++++ Information provided ++++

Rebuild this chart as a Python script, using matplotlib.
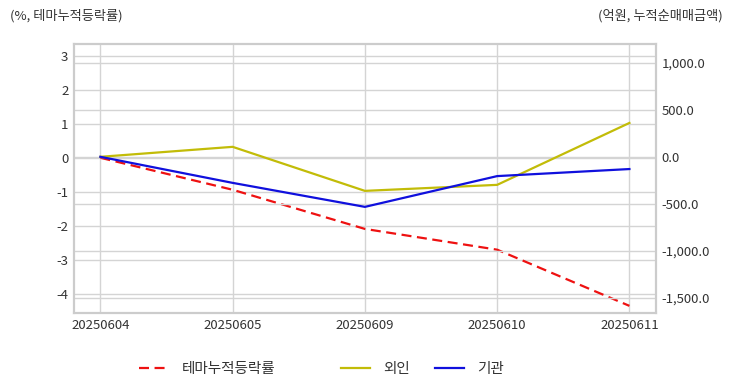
import matplotlib.pyplot as plt
import matplotlib.ticker as ticker

plt.rcParams['font.family'] = ['Noto Sans CJK KR', 'DejaVu Sans']
plt.rcParams['axes.unicode_minus'] = False

dates = ['20250604', '20250605', '20250609', '20250610', '20250611']
theme_rate = [0.0, -0.94, -2.09, -2.70, -4.35]      # %, left axis
foreign = [0.0, 106, -362, -298, 360]               # 억원, right axis
institution = [0.0, -277, -532, -205, -130]         # 억원, right axis

left_ticks = [-4, -3, -2, -1, 0, 1, 2, 3]
right_ticks = [-1500, -1000, -500, 0, 500, 1000]

text_color = '#333333'
grid_color = '#d4d4d4'

fig = plt.figure(figsize=(7.32, 3.92), dpi=100)
ax = fig.add_axes([0.101, 0.2015, 0.795, 0.687])
ax2 = ax.twinx()

x = list(range(len(dates)))

ax.plot(x, theme_rate, color='#ee1111', lw=1.6, ls=(0, (4.5, 2.5)), label='테마누적등락률')
ax2.plot(x, foreign, color='#c2bc08', lw=1.6, label='외인')
ax2.plot(x, institution, color='#1010dd', lw=1.6, label='기관')

ax.set_xlim(-0.2, 4.2)
ax.set_ylim(-4.56, 3.35)
ax2.set_ylim(-1660, 1202)

ax.set_xticks(x)
ax.set_xticklabels(dates)
ax.set_yticks(left_ticks)
ax2.set_yticks(right_ticks)
ax2.yaxis.set_major_formatter(ticker.FuncFormatter(lambda v, p: f'{v:,.1f}'))

for a in (ax, ax2):
    a.tick_params(length=0, labelsize=9.5, colors=text_color, pad=4)
    for s in a.spines.values():
        s.set_color('#cccccc')
        s.set_linewidth(1.5)

ax.grid(True, color=grid_color, lw=1)
ax2.grid(True, axis='y', color=grid_color, lw=1)
ax.set_axisbelow(True)
ax2.set_axisbelow(True)

fig.text(0.013, 0.96, '(%, 테마누적등락률)', fontsize=9.5, color=text_color, va='center')
fig.text(0.987, 0.96, '(억원, 누적순매매금액)', fontsize=9.5, color=text_color,
         va='center', ha='right')

h1, l1 = ax.get_legend_handles_labels()
h2, l2 = ax2.get_legend_handles_labels()
leg_kw = dict(frameon=False, fontsize=10.5, handlelength=2.0, handletextpad=0.9,
              borderpad=0, borderaxespad=0, labelcolor=text_color)
fig.legend(h1, l1, loc='center left', bbox_to_anchor=(139 / 732, 1 - 369 / 392), **leg_kw)
fig.legend(h2, l2, loc='center left', bbox_to_anchor=(341 / 732, 1 - 369 / 392),
           ncol=2, columnspacing=1.7, **leg_kw)

plt.savefig('out.png', dpi=100)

++++

- [Aim]
From the data, collect all lines where the string "matplotlib" appears.

- [Task answer]
Rebuild this chart as a Python script, using matplotlib.
import matplotlib.pyplot as plt
import matplotlib.ticker as ticker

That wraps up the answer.